Summary: The power of Lent is in the wilderness of letting go and disengaging with the world so that we can reconnect to God.

Introduction: The temptation of Jesus in the wilderness is a pivotal event in His life. It is recorded in Mark, Luke, and Matthew. This week we read Matthew’s account. It comes right after Jesus is baptized by John in the Jordan and before His formal ministry begins. Hear now the word of the Lord.

Matthew 4:1-11

Then Jesus was led up by the Spirit into the wilderness to be tempted by the devil. He fasted forty days and forty nights, and afterwards He was famished. The tempter came and said to Him, “If you are the Son of God, command these stones to become loaves of bread.” But Jesus answered, “It is written,

‘One does not live by bread alone,

but by every word that comes from the mouth of God.’”
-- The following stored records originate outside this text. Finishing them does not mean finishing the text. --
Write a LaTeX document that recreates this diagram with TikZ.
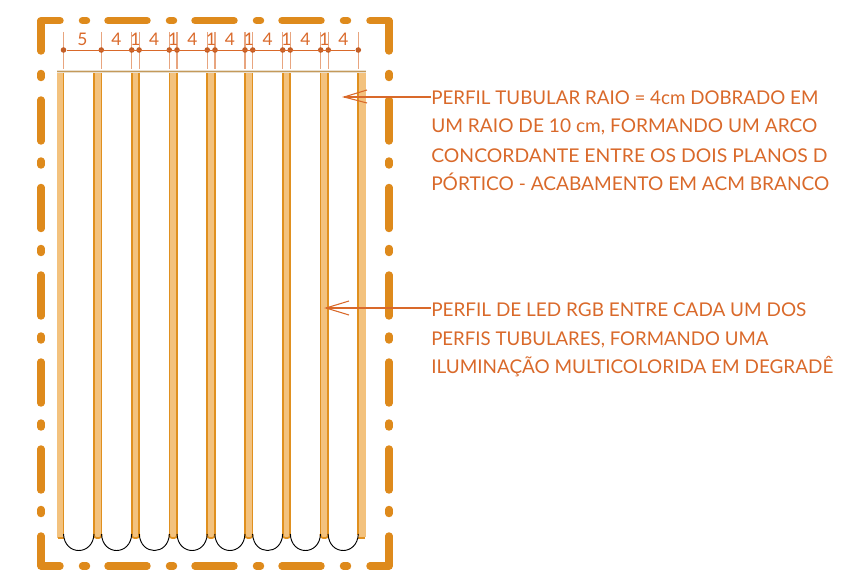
\documentclass[tikz,border=0pt]{standalone}
\usepackage{fontspec}
\usepackage{graphicx}
\setmainfont{Lato}
\definecolor{frameC}{HTML}{DE8A1C}
\definecolor{tubeC}{HTML}{F3C27E}
\definecolor{edgeC}{HTML}{E0901F}
\definecolor{dimC}{HTML}{D9692A}
\definecolor{topC}{HTML}{C49A5A}
\definecolor{haloC}{HTML}{E9DFCF}
\newcommand{\fitw}[2]{\resizebox{#1}{\height}{#2}}
\tikzset{
  framedash/.style={draw=frameC,line width=5.6pt,line cap=round,line join=round},
  tube/.style={fill=tubeC,draw=none},
  tubeedge/.style={draw=edgeC,line width=1.3pt},
  dimline/.style={draw=dimC,line width=0.6pt},
  dimtick/.style={draw=dimC!60,line width=0.8pt},
  dimdot/.style={circle,fill=dimC!90!black,inner sep=0pt,minimum size=4.2pt},
  dimlabel/.style={text=dimC,font=\fontsize{13}{13}\selectfont,inner sep=0pt,anchor=center},
  note/.style={text=dimC,font=\fontsize{14.2}{15}\selectfont,inner sep=0pt,anchor=west,text height=10.4pt,text depth=0pt},
  leader/.style={draw=dimC,line width=0.8pt},
  arc/.style={draw=black,line width=0.7pt}
}
\begin{document}
\begin{tikzpicture}[x=0.75pt,y=-0.75pt]
\useasboundingbox (0,0) rectangle (862,570);
% frame
\draw[framedash] (60,20.7) -- (41,20.7) -- (41,51);
\draw[framedash] (370,20.7) -- (389,20.7) -- (389,51);
\draw[framedash] (60,566) -- (41,566) -- (41,536);
\draw[framedash] (370,566) -- (389,566) -- (389,536);
\foreach \a in {108,195,282}{
  \draw[framedash] (\a,20.7) -- ({\a+39},20.7);
  \draw[framedash] (\a,566) -- ({\a+39},566);
}
\foreach \a in {84.5,171.5,258.5,345.5}{
  \draw[framedash] ({\a-2},20.7) -- ({\a+2},20.7);
  \draw[framedash] ({\a-2},566) -- ({\a+2},566);
}
\foreach \a in {100,187.5,275,362,449}{
  \draw[framedash] (41,\a) -- (41,{\a+41});
  \draw[framedash] (389,\a) -- (389,{\a+41});
}
\foreach \a in {75.5,163,250.5,338,425,511.5}{
  \draw[framedash] (41,{\a-2}) -- (41,{\a+2});
  \draw[framedash] (389,{\a-2}) -- (389,{\a+2});
}
% tubes
\fill[tube] (57,71) -- (57,538) -- (63.5,538) -- (63.5,71) -- cycle;
\draw[tubeedge] (63.5,71) -- (63.5,536);
\draw[tubeedge] (58,538) -- (63.5,538);
\foreach \l/\r in {94/101.5,131.7/139.3,169.4/177,207.2/214.8,245/252.6,282.7/290.3,320.5/328.1}{
  \fill[tube] (\l,71) rectangle (\r,537);
  \draw[tubeedge] (\l,71) -- (\l,535);
  \draw[tubeedge] (\r,71) -- (\r,535);
  \draw[tubeedge,rounded corners=2pt] (\l,534) -- (\l,538) -- (\r,538) -- (\r,534);
}
\fill[tube] (358.3,71) rectangle (366,537);
\draw[tubeedge] (358.3,71) -- (358.3,535);
\draw[tubeedge,line width=0.8pt] (358.3,538) -- (365,538);
% arcs
\foreach \l/\r in {63.5/94,101.5/131.7,139.3/169.4,177/207.2,214.8/245,252.6/282.7,290.3/320.5,328.1/358.3}{
  \draw[arc] (\l,534) .. controls ({\l+1},556) and ({\r-1},556) .. (\r,534);
}
% top line
\draw[draw=haloC,line width=2.4pt] (57,71.5) -- (366,71.5);
\draw[draw=topC,line width=1pt] (57,71.5) -- (366,71.5);
% dimension line
\foreach \i/\x in {0/63.5,1/101.3,2/131.7,3/139.1,4/169.3,5/177,6/207.3,7/215,8/245,9/252.7,10/282.7,11/290.3,12/320.7,13/328.3,14/358.3}{
  \coordinate (tb\i) at (\x,32);
  \coordinate (te\i) at (\x,69);
  \draw[dimtick] (tb\i) -- (te\i);
  \node[dimdot] (d\i) at (\x,50) {};
}
\draw[dimline] (d0) -- (d14);
\foreach \x/\t in {82.5/5,116.5/4,135.5/1,154.2/4,173.1/1,192.3/4,211.1/1,230/4,248.8/1,267.7/4,286.5/1,305.5/4,324.5/1,343.3/4}{
  \node[dimlabel] (l\x) at (\x,39.5) {\t};
}
% notes
\node[note] (n1) at (431,97.5) {\fitw{290.2pt}{PERFIL TUBULAR RAIO = 4cm DOBRADO EM}};
\node[note] (n2) at (431,126) {\fitw{289.5pt}{UM RAIO DE 10 cm, FORMANDO UM ARCO}};
\node[note] (n3) at (431,155.5) {\fitw{297pt}{CONCORDANTE ENTRE OS DOIS PLANOS D}};
\node[note] (n4) at (431,184) {\fitw{298.5pt}{PÓRTICO - ACABAMENTO EM ACM BRANCO}};
\node[note] (n5) at (431,310) {\fitw{281.2pt}{PERFIL DE LED RGB ENTRE CADA UM DOS}};
\node[note] (n6) at (431,339) {\fitw{252.7pt}{PERFIS TUBULARES, FORMANDO UMA}};
\node[note] (n7) at (431,367) {\fitw{301.5pt}{ILUMINAÇÃO MULTICOLORIDA EM DEGRADÊ}};
% leaders
\coordinate (tipa) at (344,97);
\coordinate (tipb) at (326,308);
\coordinate (starta) at (431,97);
\coordinate (startb) at (431,308);
\draw[leader] (starta) -- (tipa);
\draw[leader] (367,90) -- (tipa) -- (367,103);
\draw[leader] (startb) -- (tipb);
\draw[leader] (349,301) -- (tipb) -- (349,315);
\end{tikzpicture}
\end{document}
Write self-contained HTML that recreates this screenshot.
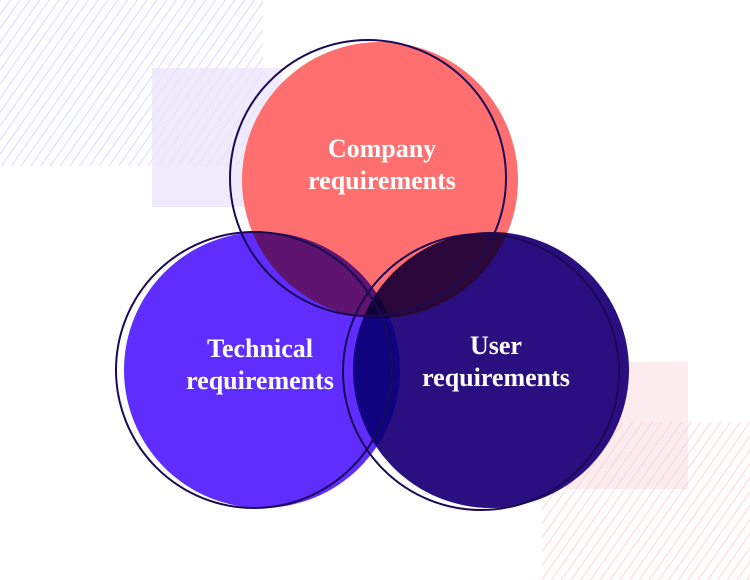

Then the devil took Him to the holy city and placed Him on the pinnacle of the temple, saying to Him, “If you are the Son of God, throw yourself down; for it is written,

‘He will command His angels concerning you,’

and ‘On their hands they will bear you up,

so that you will not dash your foot against a stone.’”

Jesus said to him, “Again it is written, ‘Do not put the Lord your God to the test.’”

Again, the devil took Him to a very high mountain and showed Him all the kingdoms of the world and their splendor; and he said to Him, “All these I will give you, if you will fall down and worship me.” Jesus said to him, “Away with you, Satan! For it is written,

‘Worship the Lord your God and serve only Him.’”

Then the devil left Him, and suddenly angels came and waited on Him.

Prayer: Lord Jesus, for us the thought of withdrawing from our comforts is so foreign. Help us to understand how You model the struggle and the victory over our Lenten temptations. Amen.

I want you to notice something very important in this story: the timing of the events. First, Jesus is baptized, and then the Spirit leads Him into the wilderness to be tempted by the devil. But before He is tempted, He fasts for forty days and forty nights. Jesus is preparing Himself for the battle. He is modeling a behavior that we should imitate. Jesus is resting, pausing, taking some time off before digging into the hard work of fighting off the devil and the strenuous work of His ministry.

Perhaps the best-known modern literary treatment of the temptation of Christ is “The Grand Inquisitor’s Speech” from Dostoyevsky’s The Brothers Karamazov. During the Spanish Inquisition, Jesus appears on earth. He is recognized and heals many, but then He is arrested. During the night, the Grand Inquisitor comes to Him. He says that Jesus failed. He accuses Jesus of missing His chance in the wilderness. He could have acted to change all of human history (feeding the hungry, forcing people to choose the good and taking control of the world as was supposedly intended); but instead, He resists Satan, does nothing and allows hunger and sin to continue. For this, says the Inquisitor, He deserved to be executed.

Did Jesus miss His chance? I don’t think so. I think that Jesus conquered evil in the wilderness, but before He could do that He meditated and fasted. He prepared Himself by emptying Himself.

If you think about it, after the baptism by John, Jesus might have been anxious to start His formal ministry. The baptism must have given Him a burst of energy, but before He can jump into His work, the Spirit leads Him off to the wilderness.

Lent is the time when we are called to pull back, to rest and examine our lives, to access our faith and renew our relationship with God through Jesus Christ. During this season, we are to repent—to turn to God and release those material things that we think we control, but actually control us.

The power of Lent is in the wilderness of letting go. Lent calls us to pause, to reflect, to disengage. I know that I need time to pause before every important task. Even when I’ve finished my research for a sermon, I can’t write it until I’ve had some ruminating time. I often find that if I sleep on it, I can get up and write the sermon easily.

Lent reminds us that disengaging is healing. Without refueling and re-energizing, our spiritual, physical, and intellectual lives suffer. As we unplug and unwind, we find that the Spirit leads us to a place of spiritual rest to prepare us for what lies ahead.

So in the season of Lent, where do we begin to disengage? Probably the best place to start is with our calendars. If you have a calendar with you, you might pull it out. Look at the dates and activities you have already scheduled for the next six weeks. Is there a day of the week where there is some open time? It might be a different day every week in the next six, but write down Lenten rest on those days. Do it right now, or immediately when you get home to your calendar.